Did the ancestors of Turks and Mongols live in the Altai and the Sayans?

 

Aside from the Far East, the ancient homeland of the Mongols is believed to lie in the mountainous country between the ridges of the Altai, Sayans, and Mongolian Khingan. The climate of the Sayans and Altai could have been warmer in the past than it is now, because of volcanic activity. In Eastern Sayans in Okinsk district in Buryatia, there is a valley of dormant volcanoes, as well as Kropotkin’s and Peretolchin’s volcanoes. Dormant volcanoes are known in the Altai range as well. The Turks have left the Altai and the Trans-Baikal steppes many times to go on their wide-ranging conquests. The Yakuts, Kazakhs, Kyrgyses, Uzbeks, Turks, Turkmen, Azerbaijanis, Tatars, Bashkirs…all of them now speak Turkic languages.

Turkic names of settled areas have been preserved in Buryatia, for example, there is a village called Tarbagatai.  In Irkutsk region, there is a village Bayandai. Similar names show up in the Xinjiang - Uighur Autonomous  region in Western China. Another Tarbagatai is located in Eastern Kazakhstan, and yet another in Western Siberia.  A Turan village is located in Tunkin district. The Turkic state in Central Asia was called Turan.

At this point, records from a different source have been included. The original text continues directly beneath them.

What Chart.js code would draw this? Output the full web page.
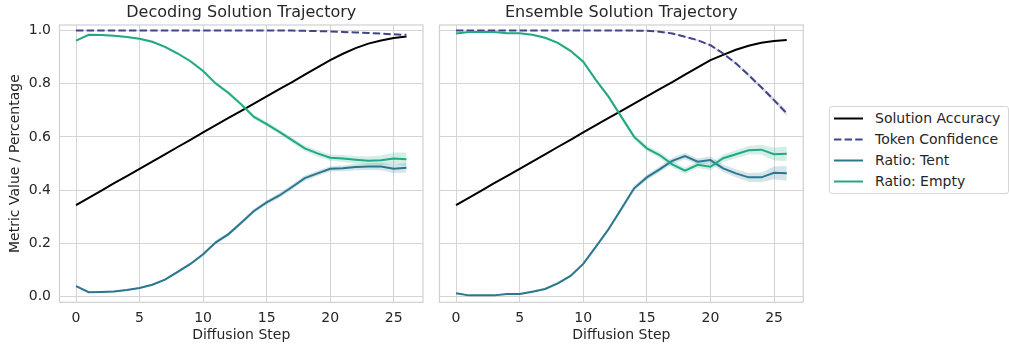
<!DOCTYPE html>
<html>
<head>
<meta charset="utf-8">
<script src="https://cdn.jsdelivr.net/npm/chart.js@4"></script>
<style>
  body { margin: 0; background: #fff; width: 1009px; height: 347px; position: relative; overflow: hidden; font-family: 'DejaVu Sans', sans-serif; color: #262626; }
  canvas { position: absolute; top: 0; }
  #legend { position: absolute; left: 829px; top: 106px; width: 178px; height: 86px; border: 1px solid #d6d6d6; border-radius: 3px; background: #fff; }
  .row { position: absolute; left: 0; height: 20px; width: 178px; }
  .row svg { position: absolute; left: 4px; top: 9px; }
  .row span { position: absolute; left: 45px; top: 0; font-size: 14px; line-height: 20px; white-space: nowrap; }
</style>
</head>
<body>
<canvas id="left" width="431" height="347" style="left:0"></canvas>
<canvas id="right" width="378" height="347" style="left:431px"></canvas>
<div id="legend"></div>
<script>
// steps shared by both panels
var steps = [0,1,2,3,4,5,6,7,8,9,10,11,12,13,14,15,16,17,18,19,20,21,22,23,24,25,26];

// Decoding panel
var decAcc = [0.344,0.371,0.398,0.426,0.453,0.480,0.507,0.534,0.562,0.589,0.617,0.644,0.671,0.698,0.725,0.752,0.779,0.806,0.834,0.861,0.888,0.912,0.933,0.950,0.962,0.971,0.977];
var decConf = [0.999,0.999,0.999,0.999,0.999,0.999,0.999,0.999,0.999,0.999,0.999,0.999,0.999,0.999,0.999,0.999,0.999,0.999,0.998,0.997,0.996,0.994,0.992,0.990,0.988,0.985,0.983];
var decTent = [0.040,0.017,0.018,0.020,0.025,0.033,0.045,0.064,0.093,0.123,0.159,0.204,0.235,0.278,0.322,0.354,0.380,0.412,0.445,0.463,0.480,0.482,0.487,0.489,0.489,0.480,0.484];
var decEmpty = [0.961,0.983,0.982,0.980,0.975,0.968,0.957,0.938,0.913,0.884,0.847,0.800,0.765,0.722,0.675,0.648,0.619,0.588,0.557,0.538,0.522,0.519,0.514,0.510,0.512,0.519,0.516];
var decTentErr = [0.004,0.003,0.003,0.003,0.003,0.003,0.004,0.004,0.005,0.005,0.006,0.006,0.007,0.007,0.008,0.008,0.009,0.009,0.010,0.010,0.010,0.011,0.012,0.013,0.014,0.016,0.018];
var decEmptyErr = [0.004,0.003,0.003,0.003,0.003,0.004,0.004,0.005,0.005,0.006,0.006,0.007,0.007,0.008,0.008,0.009,0.009,0.010,0.011,0.012,0.012,0.013,0.014,0.016,0.018,0.022,0.025];

// Ensemble panel
var ensAcc = [0.344,0.371,0.398,0.426,0.453,0.480,0.507,0.534,0.562,0.589,0.617,0.644,0.671,0.698,0.725,0.752,0.779,0.806,0.834,0.861,0.888,0.908,0.927,0.942,0.953,0.960,0.964];
var ensConf = [0.999,0.999,0.999,0.999,0.999,0.999,0.999,0.999,0.999,0.999,0.999,0.999,0.999,0.999,0.999,0.998,0.995,0.988,0.976,0.963,0.944,0.913,0.876,0.832,0.786,0.738,0.688];
var ensTent = [0.013,0.005,0.005,0.005,0.010,0.010,0.019,0.029,0.050,0.078,0.123,0.188,0.254,0.330,0.407,0.448,0.478,0.510,0.528,0.507,0.513,0.482,0.463,0.448,0.448,0.465,0.463];
var ensEmpty = [0.988,0.994,0.994,0.994,0.989,0.989,0.983,0.972,0.953,0.923,0.882,0.813,0.750,0.675,0.600,0.557,0.532,0.497,0.473,0.495,0.488,0.520,0.535,0.550,0.552,0.535,0.537];
var ensConfErr = [0,0,0,0,0,0,0,0,0,0,0,0,0,0,0,0.001,0.001,0.002,0.002,0.003,0.003,0.004,0.005,0.006,0.007,0.008,0.010];
var ensTentErr = [0.003,0.002,0.002,0.002,0.002,0.003,0.003,0.004,0.004,0.005,0.006,0.007,0.008,0.009,0.010,0.010,0.011,0.012,0.012,0.012,0.013,0.014,0.015,0.016,0.018,0.024,0.028];
var ensEmptyErr = [0.003,0.002,0.002,0.002,0.002,0.003,0.003,0.004,0.004,0.005,0.006,0.007,0.008,0.009,0.010,0.010,0.011,0.012,0.012,0.012,0.013,0.014,0.015,0.016,0.018,0.024,0.028];

var seriesNames = ['Solution Accuracy', 'Token Confidence', 'Ratio: Tent', 'Ratio: Empty'];
var colors = ['#000000', '#414487', '#2a788e', '#22a884'];
var bandColors = ['rgba(0,0,0,0.2)', 'rgba(65,68,135,0.2)', 'rgba(42,120,142,0.2)', 'rgba(34,168,132,0.2)'];

Chart.defaults.font.family = "'DejaVu Sans', sans-serif";
Chart.defaults.color = '#262626';

function pts(vals) {
  return steps.map(function (s, i) { return {x: s, y: vals[i]}; });
}
function shifted(vals, err, sign) {
  return steps.map(function (s, i) { return {x: s, y: vals[i] + sign * err[i]}; });
}

function lineSet(vals, k, order) {
  return {
    label: seriesNames[k], data: pts(vals), borderColor: colors[k], borderWidth: 2,
    borderDash: k === 1 ? [7.4, 3.2] : [], pointRadius: 0, fill: false, tension: 0, order: order
  };
}
function bandSets(vals, err, k, order) {
  return [
    {label: 'hi', data: shifted(vals, err, 1), borderWidth: 0, pointRadius: 0, backgroundColor: bandColors[k], fill: '+1', order: order},
    {label: 'lo', data: shifted(vals, err, -1), borderWidth: 0, pointRadius: 0, backgroundColor: bandColors[k], fill: false, order: order}
  ];
}

var frame = {
  id: 'frame',
  afterDraw: function (chart) {
    var a = chart.chartArea, ctx = chart.ctx;
    ctx.save();
    ctx.strokeStyle = '#d0d0d0';
    ctx.lineWidth = 1.2;
    ctx.strokeRect(a.left, a.top, a.right - a.left, a.bottom - a.top);
    ctx.restore();
  }
};

function makeChart(id, title, acc, conf, tent, empty, confErr, tentErr, emptyErr, showY, padRight, yWidth) {
  var ds = [];
  ds.push(lineSet(empty, 3, 1));
  ds.push(lineSet(tent, 2, 3));
  ds.push(lineSet(conf, 1, 5));
  ds.push(lineSet(acc, 0, 7));
  ds = ds.concat(bandSets(empty, emptyErr, 3, 2));
  ds = ds.concat(bandSets(tent, tentErr, 2, 4));
  if (confErr) ds = ds.concat(bandSets(conf, confErr, 1, 6));

  return new Chart(document.getElementById(id).getContext('2d'), {
    type: 'line',
    data: {datasets: ds},
    plugins: [frame],
    options: {
      responsive: false,
      animation: false,
      devicePixelRatio: 1,
      layout: {padding: {left: 0, right: padRight, top: 0, bottom: 0}},
      plugins: {
        legend: {display: false},
        tooltip: {enabled: false},
        title: {
          display: true, text: title, fullSize: false,
          font: {size: 16, weight: 'normal'}, color: '#262626',
          padding: {top: 3.4, bottom: 2.4}
        }
      },
      scales: {
        x: {
          type: 'linear', min: -1.3, max: 27.3,
          grid: {color: '#d4d4d4', lineWidth: 1, drawTicks: false, tickLength: 0},
          border: {display: false},
          ticks: {stepSize: 5, includeBounds: false, padding: 7.6, font: {size: 14}, color: '#262626', maxRotation: 0},
          title: {display: true, text: 'Diffusion Step', font: {size: 14}, color: '#262626', padding: {top: 0, bottom: 3.6}},
          afterFit: function (s) { s.height = 44.7; }
        },
        y: {
          type: 'linear', min: -0.021, max: 1.02,
          grid: {color: '#d4d4d4', lineWidth: 1, drawTicks: false, tickLength: 0},
          border: {display: false},
          ticks: {
            display: showY, stepSize: 0.2, includeBounds: false, padding: 8.5,
            font: {size: 14}, color: '#262626',
            callback: function (v) { return v.toFixed(1); }
          },
          title: {display: showY, text: 'Metric Value / Percentage', font: {size: 14}, color: '#262626', padding: {top: 6.6, bottom: 0}},
          afterFit: function (s) { s.width = yWidth; }
        }
      }
    }
  });
}

makeChart('left', 'Decoding Solution Trajectory', decAcc, decConf, decTent, decEmpty, null, decTentErr, decEmptyErr, true, 8, 59.5);
makeChart('right', 'Ensemble Solution Trajectory', ensAcc, ensConf, ensTent, ensEmpty, ensConfErr, ensTentErr, ensEmptyErr, false, 5.7, 8.5);

// legend
var legend = document.getElementById('legend');
var rowTops = [0.7, 22.3, 43.3, 64];
seriesNames.forEach(function (name, k) {
  var row = document.createElement('div');
  row.className = 'row';
  row.style.top = rowTops[k] + 'px';
  var dash = k === 1 ? ' stroke-dasharray="7.4 3.2"' : '';
  row.innerHTML = '<svg width="30" height="3"><line x1="0" y1="1.5" x2="29" y2="1.5" stroke="' + colors[k] + '" stroke-width="2"' + dash + '/></svg><span>' + name + '</span>';
  legend.appendChild(row);
});
</script>
</body>
</html>
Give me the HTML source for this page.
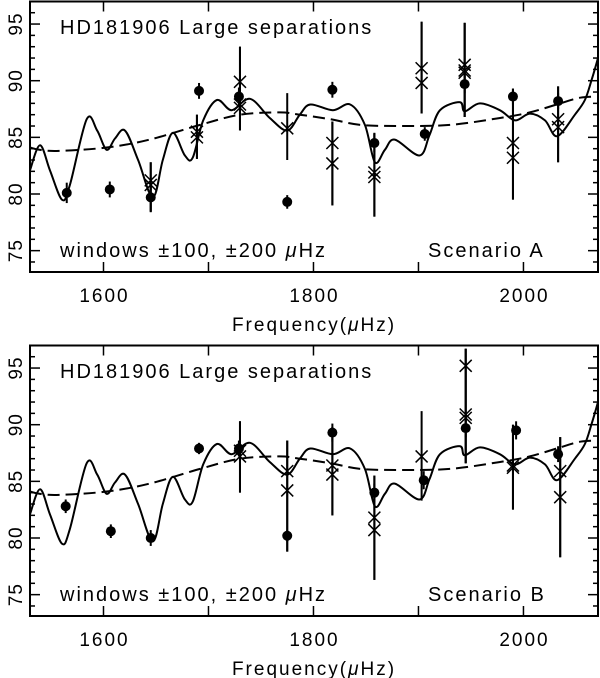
<!DOCTYPE html>
<html><head><meta charset="utf-8"><style>
html,body{margin:0;padding:0;background:#fff;}
svg{display:block;font-family:"Liberation Sans","DejaVu Sans",sans-serif;}
</style></head><body>
<svg id="chart" width="600" height="678" viewBox="0 0 600 678" xmlns="http://www.w3.org/2000/svg"></svg>
<script>
// Model curves (shared by both panels)
const modelFreq=[1530,1539.5,1549,1560.5,1568,1584,1594,1603,1611,1620.5,1633,1647,1656.5,1666,1677.5,1685,1695,1708,1722,1739.5,1758.5,1775,1787,1797,1818.5,1835,1849,1858.5,1868,1877.5,1901,1910.5,1920.5,1939.5,1944,1958.5,1977.5,1992,2006,2020.5,2032,2049,2058.5,2065,2071];
const modelVal=[82.1,84.3,82.1,79.5,80.8,86.6,85.6,83.9,84.9,85.6,83.0,79.7,83.0,85.4,83.4,83.2,86.5,88.3,87.4,88.4,86.7,85.6,87.0,87.9,87.4,87.9,86.1,82.8,83.9,84.8,83.4,85.2,87.4,88.1,87.3,88.0,87.4,86.5,87.1,86.5,85.1,87.0,88.3,90.1,92.0];
const smoothFreq=[1530,1539,1558,1603,1644,1692,1730,1768,1787,1816,1845,1883,1930,1977,2006,2035,2054,2071];
const smoothVal=[84.1,83.9,83.8,84.1,84.8,86.1,87.0,87.2,87.0,86.6,86.1,86.0,86.1,86.7,87.2,88.0,88.5,88.6];
// Panel A
const aDotFreq=[1565,1606,1645,1691,1729,1775,1818,1858,1906,1944,1990,2033];
const aDotVal=[80.1,80.4,79.7,89.1,88.6,79.3,89.2,84.5,85.3,89.7,88.6,88.2];
const aDotErr=[0.9,0.7,1.2,0.7,0.8,0.6,0.7,0.8,0.6,0.8,0.7,0.7];
const aXFreq=[1645,1645,1689,1689,1730,1730,1730,1775,1818,1818,1858,1858,1903,1903,1944,1944,1944,1990,1990,2033,2033];
const aXVal=[81.2,80.8,85.5,85.0,89.9,87.9,87.6,85.8,84.5,82.7,81.9,81.5,91.1,89.8,91.4,90.9,90.7,84.5,83.2,86.6,85.9];
const aXLo=[78.4,78.4,83.1,83.1,85.6,85.6,85.6,83.0,79.0,79.0,78.0,78.0,87.1,87.1,86.8,86.8,86.8,79.5,79.5,82.8,82.8];
const aXHi=[82.8,82.8,87.0,87.0,93.0,93.0,93.0,88.9,86.4,86.4,85.4,85.4,95.2,95.2,95.1,95.1,95.1,89.3,89.3,89.5,89.5];
// Panel B
const bDotFreq=[1564,1607,1645,1691,1729,1775,1818,1858,1905,1945,1993,2033];
const bDotVal=[82.8,80.6,80.0,87.9,87.9,80.2,89.3,84.0,85.1,89.7,89.5,87.4];
const bDotErr=[0.6,0.6,0.7,0.5,0.7,0.5,0.8,0.8,0.8,0.8,0.8,0.7];
const bXFreq=[1730,1730,1775,1775,1818,1818,1858,1858,1903,1945,1945,1945,1990,1990,2035,2035];
const bXVal=[87.7,87.2,85.9,84.2,86.4,85.6,81.8,80.7,87.2,95.2,90.9,90.6,86.4,86.2,85.9,83.6];
const bXLo=[84.0,84.0,78.8,78.8,82.0,82.0,76.3,76.3,83.3,86.6,86.6,86.6,82.5,82.5,78.3,78.3];
const bXHi=[90.3,90.3,88.6,88.6,89.8,89.8,85.5,85.5,91.2,96.7,96.7,96.7,90.0,90.0,88.9,88.9];
const yTicks=[75,80,85,90,95];
const xTicks=[1600,1800,2000];

const NS='http://www.w3.org/2000/svg';
const svg=document.getElementById('chart');
const L=30,R=598,F0=1530,F1=2071;
function xs(f){return L+(f-F0)*(R-L)/(F1-F0);}
function mk(tag,attrs,parent){const e=document.createElementNS(NS,tag);for(const k in attrs)e.setAttribute(k,attrs[k]);(parent||svg).appendChild(e);return e;}
function smoothPath(p){
  let d=`M${p[0][0].toFixed(1)},${p[0][1].toFixed(1)}`;
  for(let i=0;i<p.length-1;i++){
    const p0=p[Math.max(0,i-1)],p1=p[i],p2=p[i+1],p3=p[Math.min(p.length-1,i+2)];
    const c1x=p1[0]+(p2[0]-p0[0])/6,c1y=p1[1]+(p2[1]-p0[1])/6;
    const c2x=p2[0]-(p3[0]-p1[0])/6,c2y=p2[1]-(p3[1]-p1[1])/6;
    d+=`C${c1x.toFixed(1)},${c1y.toFixed(1)} ${c2x.toFixed(1)},${c2y.toFixed(1)} ${p2[0].toFixed(1)},${p2[1].toFixed(1)}`;
  }
  return d;
}

function panel(off,name,dF,dV,dE,xF,xV,xLo,xHi,label){
  const top=1.5+off,bot=272+off;
  const ys=v=>off+194-(v-80)*11.33;
  const g=mk('g',{});
  
  
  const fr=mk('rect',{x:L,y:top,width:R-L,height:bot-top,fill:'none',stroke:'#000','stroke-width':2},g);
  
  
  for(let v=74;v<=97;v++){
    const y=ys(v);if(y<top||y>bot)continue;
    const len=(v%5===0)?10:5;
    mk('line',{x1:L,y1:y,x2:L+len,y2:y,stroke:'#000','stroke-width':1.5},g);
    mk('line',{x1:R-len,y1:y,x2:R,y2:y,stroke:'#000','stroke-width':1.5},g);
  }
  yTicks.forEach(v=>{
    const t=mk('text',{x:0,y:0,transform:`translate(22,${ys(v)}) rotate(-90)`,'text-anchor':'middle','font-size':19,'letter-spacing':1},g);
    t.textContent=v;
    
    
  });
  for(let f=1600;f<=2000;f+=100){
    const x=xs(f);
    mk('line',{x1:x,y1:bot,x2:x,y2:bot-10,stroke:'#000','stroke-width':1.5},g);
    mk('line',{x1:x,y1:top,x2:x,y2:top+10,stroke:'#000','stroke-width':1.5},g);
  }
  xTicks.forEach(f=>{
    const t=mk('text',{x:xs(f)+1,y:bot+30,'text-anchor':'middle','font-size':19,'letter-spacing':2},g);
    t.textContent=f;
    
    
  });
  const xt=mk('text',{x:314,y:bot+59,'text-anchor':'middle','font-size':19,'letter-spacing':2},g);
  xt.innerHTML='Frequency(<tspan font-style="italic">μ</tspan>Hz)';
  
  
  const t1=mk('text',{x:60,y:off+34,'font-size':20,'letter-spacing':2},g);
  t1.textContent='HD181906 Large separations';
  
  
  const t2=mk('text',{x:60,y:off+257,'font-size':20,'letter-spacing':2},g);
  t2.innerHTML='windows ±100, ±200 <tspan font-style="italic">μ</tspan>Hz';
  
  
  const t3=mk('text',{x:428,y:off+257,'font-size':20,'letter-spacing':2},g);
  t3.textContent=label;
  
  
  const cp=mk('clipPath',{id:'clip'+off},g);
  mk('rect',{x:L,y:top,width:R-L,height:bot-top},cp);
  const pts=modelFreq.map((f,i)=>[xs(f),ys(modelVal[i])]);
  const ml=mk('path',{d:smoothPath(pts),fill:'none',stroke:'#000','stroke-width':2,'stroke-linejoin':'round','clip-path':`url(#clip${off})`},g);
  
  
  const pts2=smoothFreq.map((f,i)=>[xs(f),ys(smoothVal[i])]);
  const dl=mk('path',{d:smoothPath(pts2),fill:'none',stroke:'#000','stroke-width':2,'stroke-dasharray':'12,6','clip-path':`url(#clip${off})`},g);
  
  
  xF.forEach((f,i)=>{
    const x=xs(f),y=ys(xV[i]);
    const e=mk('line',{x1:x,y1:ys(xLo[i]),x2:x,y2:ys(xHi[i]),stroke:'#000','stroke-width':2},g);
    
    
    const c=mk('path',{d:`M${x-6},${y-6}L${x+6},${y+6}M${x-6},${y+6}L${x+6},${y-6}`,stroke:'#000','stroke-width':1.5,fill:'none'},g);
    
    
  });
  dF.forEach((f,i)=>{
    const x=xs(f),y=ys(dV[i]);
    const e=mk('line',{x1:x,y1:ys(dV[i]-dE[i]),x2:x,y2:ys(dV[i]+dE[i]),stroke:'#000','stroke-width':2},g);
    
    
    const c=mk('circle',{cx:x,cy:y,r:5,fill:'#000'},g);
    
    
  });
}
panel(0,'panel-scenario-a',aDotFreq,aDotVal,aDotErr,aXFreq,aXVal,aXLo,aXHi,'Scenario A');
panel(344,'panel-scenario-b',bDotFreq,bDotVal,bDotErr,bXFreq,bXVal,bXLo,bXHi,'Scenario B');
</script>
</body></html>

The Europeoid appearance of the Turks is suggested by the interesting fact that when the Xianbei came to the Altai from the Amur and intermarried with the Turks, their mongoloid appearance was “softened”. They were called Tyurkyut (“-ut”, “-ud” is the plural ending in Mongolian languages: “buryaadud” are Buryats). The Tyurkyuts moved towards the south, to Sogdiana, where they started to rule the Sogdian kingdoms.

The Turks and Mongols were neighbors and mixed and intermarried several times in history. For example, in the 8th - 12th Centuries, the northern Mongolian  tribes intermixed with the Turks around the Baikal region. After Genghis Khan, Central Asia, Eastern Turkestan and other countries were ruled by Mongols who adopted Turkic languages. The Mongolian conquests of  13th Century, started by Genghis Khan represented a relatively late stage of  conquests of nomadic peoples. But the Old Mongolian script originated thanks to Genghis Khan.